By learning a musical arrangement dedicated to one of the 20th Century’s more inspiring politicians, Flandreau High School Band Director and instrumental musical instructor Pat Weight hopes that his students will see citizenship and gratitude in action.

The high school band has always worked with the local VFW Post 3351, such as when the band plays at the Veterans Day and Memorial Day ceremonies. Since the band has helped the VFW with its performance of patriotic songs, the VFW wanted to further aid the musicians by donating last spring a sum of money exclusively for the purchasing of patriotic songs.

Weight, who has taught at Flandreau High School for 12 years, began looking online for different patriotic music when he came across one that he felt a connection with: “Ask Not (A Musical Tribute to the Life of JFK),” by composer James Swearingen.

The timing couldn’t have been better. This year marks what would have been the late president’s 100th birthday, and by coincidence, a horde of documents pertaining to the assassination of President John F. Kennedy was released at the end of October, leading to renewed interest in Kennedy.

And Kennedy is still as relevant today as he was at the time of his death 54 years ago, Weight said.

The piece itself is a series of vignettes or parts of other songs strung together with a narrative in between. Through the narrator, the audience is told about different parts of Kennedy’s life and career, with biographical information and snippets of his inauguration speech included. The music is set to reflect the mood of those moments of his life.

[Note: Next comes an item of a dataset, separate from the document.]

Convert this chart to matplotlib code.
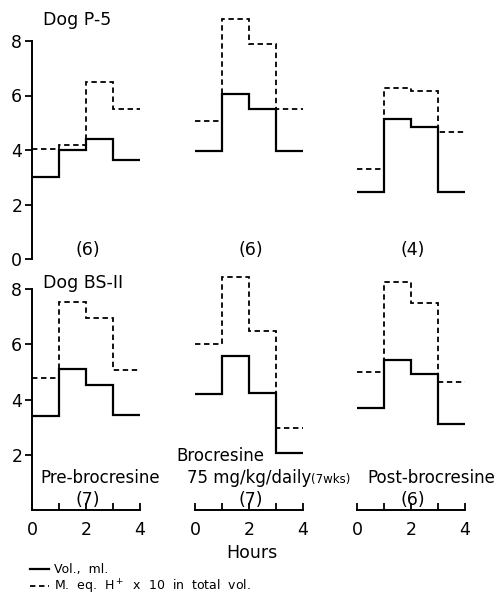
import matplotlib.pyplot as plt
import numpy as np

plt.rcParams['font.family'] = ['DejaVu Sans']

# hourly periods
hours = [0, 1, 2, 3, 4]

# Dog P-5 (top row): pre, brocresine, post
top_vol = [[3.0, 4.0, 4.4, 3.65], [3.95, 6.05, 5.5, 3.95], [2.45, 5.15, 4.85, 2.45]]
top_acid = [[4.05, 4.2, 6.5, 5.5], [5.07, 8.8, 7.9, 5.5], [3.3, 6.27, 6.17, 4.67]]
top_n = ["(6)", "(6)", "(4)"]

# Dog BS-II (bottom row)
bot_vol = [[3.42, 5.1, 4.52, 3.43], [4.19, 5.59, 4.25, 2.05], [3.68, 5.43, 4.92, 3.12]]
bot_acid = [[4.8, 7.55, 6.97, 5.06], [6.0, 8.45, 6.49, 2.96], [4.99, 8.25, 7.51, 4.65]]
bot_n = ["(7)", "(7)", "(6)"]

W, H = 498, 598
fig = plt.figure(figsize=(W / 100, H / 100), dpi=100)

col_left = [32, 195, 357]   # pixel x of hour 0
col_w = 108
top_y0, top_h = 259, 245.25
bot_y0, bot_h = 510, 248.4

def make_ax(x0, y0, h):
    return fig.add_axes([x0 / W, 1 - y0 / H, col_w / W, h / H])

solid_kw = dict(color='black', lw=1.6, baseline=None)
dash_kw = dict(color='black', lw=1.3, linestyle=(0, (3, 2)), baseline=None)

top_axes, bot_axes = [], []
for i in range(3):
    ax = make_ax(col_left[i], top_y0, top_h)
    ax.stairs(top_acid[i], hours, **dash_kw)
    ax.stairs(top_vol[i], hours, **solid_kw)
    ax.set_xlim(0, 4)
    ax.set_ylim(0, 9)
    ax.text(2.05, 0.33, top_n[i], ha='center', va='center', fontsize=12.5)
    top_axes.append(ax)

    ax = make_ax(col_left[i], bot_y0, bot_h)
    hv = ax.stairs(bot_vol[i], hours, **solid_kw)
    ha = ax.stairs(bot_acid[i], hours, **dash_kw)
    ax.set_xlim(0, 4)
    ax.set_ylim(0, 9)
    ax.text(2.05, 0.36, bot_n[i], ha='center', va='center', fontsize=12.5)
    bot_axes.append(ax)

for ax in top_axes + bot_axes:
    for s in ['top', 'right']:
        ax.spines[s].set_visible(False)
    ax.patch.set_visible(False)

# top row: only y axis on the first
for j, ax in enumerate(top_axes):
    ax.spines['bottom'].set_visible(False)
    ax.set_xticks([])
    if j == 0:
        ax.spines['left'].set_bounds(0, 8)
        ax.spines['left'].set_linewidth(1.4)
        ax.set_yticks([0, 2, 4, 6, 8])
        ax.tick_params(axis='y', direction='out', length=5, width=1.3, labelsize=12.5, pad=2)
    else:
        ax.spines['left'].set_visible(False)
        ax.set_yticks([])

# bottom row: y axis on first, x axis on all
for j, ax in enumerate(bot_axes):
    ax.spines['bottom'].set_linewidth(1.4)
    ax.set_xticks([0, 2, 4])
    ax.set_xticks([1, 3], minor=True)
    ax.tick_params(axis='x', which='both', direction='in', length=5, width=1.3, labelsize=12.5, pad=8)
    if j == 0:
        ax.spines['left'].set_bounds(0, 8)
        ax.spines['left'].set_linewidth(1.4)
        ax.set_yticks([2, 4, 6, 8])
        ax.tick_params(axis='y', direction='out', length=5, width=1.3, labelsize=12.5, pad=2)
    else:
        ax.spines['left'].set_visible(False)
        ax.set_yticks([])

top_axes[0].text(0.41, 8.77, "Dog P-5", ha='left', va='center', fontsize=12.5)
bot_axes[0].text(0.41, 8.22, "Dog BS-II", ha='left', va='center', fontsize=12.5)

bot_axes[0].text(2.54, 1.16, "Pre-brocresine", ha='center', va='center', fontsize=12)
bot_axes[1].text(0.93, 1.96, "Brocresine", ha='center', va='center', fontsize=12)
t = bot_axes[1].text(-0.3, 1.16, "75 mg/kg/daily", ha='left', va='center', fontsize=12)
bot_axes[1].annotate("(7wks)", xy=(1, 0.08), xycoords=t, ha='left', va='bottom', fontsize=8.5)
bot_axes[2].text(2.74, 1.16, "Post-brocresine", ha='center', va='center', fontsize=12)

fig.text(252 / W, 1 - 553 / H, "Hours", ha='center', va='center', fontsize=12.5)

fig.legend(handles=[hv, ha],
           labels=["Vol.,  ml.", r"M.  eq.  H$^+$  x  10  in  total  vol."],
           loc='upper left', bbox_to_anchor=(30 / W, 1 - 563 / H),
           frameon=False, fontsize=9, handlelength=1.5, handletextpad=0.4,
           labelspacing=0.1, borderpad=0, borderaxespad=0)

fig.savefig("out.png", dpi=100)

When Kennedy’s role in the Civil Rights Movement is told, for example, a bit of “We Shall Overcome” is played, and the music turns mournful when they reach the point of his assassination.

“It ends on a more hopeful note with a bit of the Navy Hymn at the end and a nice, bright finish,” Weight said. “It hits home the idea that this president who had captured the public’s imagination and inspired a lot of people, (even though) he was cut down in the prime of his life, the ideals he stood for did not pass away with him.”

He’s glad to have the chance to the incorporate “Ask Not” into his curriculum, where it can have an impact on his students. Since its subject matter is a part of other classes, he hopes that students can connect with it all the more.

It’s been a lot of work readying the students for that moment, but it’s well worth the effort, Weight said.

“And it’s fun. Whatever you can do to engage a student and make them take ownership of something … then the learning takes on a mind of its own.”

The 48 high school students in band will get the chance to play it soon enough, too, at the school’s Veterans Day program at 9 a.m. Friday, Nov. 10.

In addition to the band’s performance, during the program, the Voice of Democracy essay winners will read their essays, several songs will be sung by various school choirs and special speakers will take to the microphone.

The very next day will be a community Veterans Day program where the band will perform again. That program will start with a potluck at 6 p.m. Saturday, Nov. 11, with the program following afterward.

There, Redeemer Lutheran Church’s Pastor Samuel Thole will give the invocation, and Our Savior’s Lutheran Church’s Pastor Alan Blankenfeld will give the keynote address.

Playing at events like this is good for the high schoolers, Weight said.

“It’s an important way for our kids to see proper citizenship modeled and begin living out good citizenship. And also because it’s a way for us to show gratitude,” Weight said.

“The people in this community support us all year round with fundraisers, coming to concerts and supporting us, so it’s a very small way that we’re able to show our appreciation for those folks, especially to those people in uniform and all of our veterans.”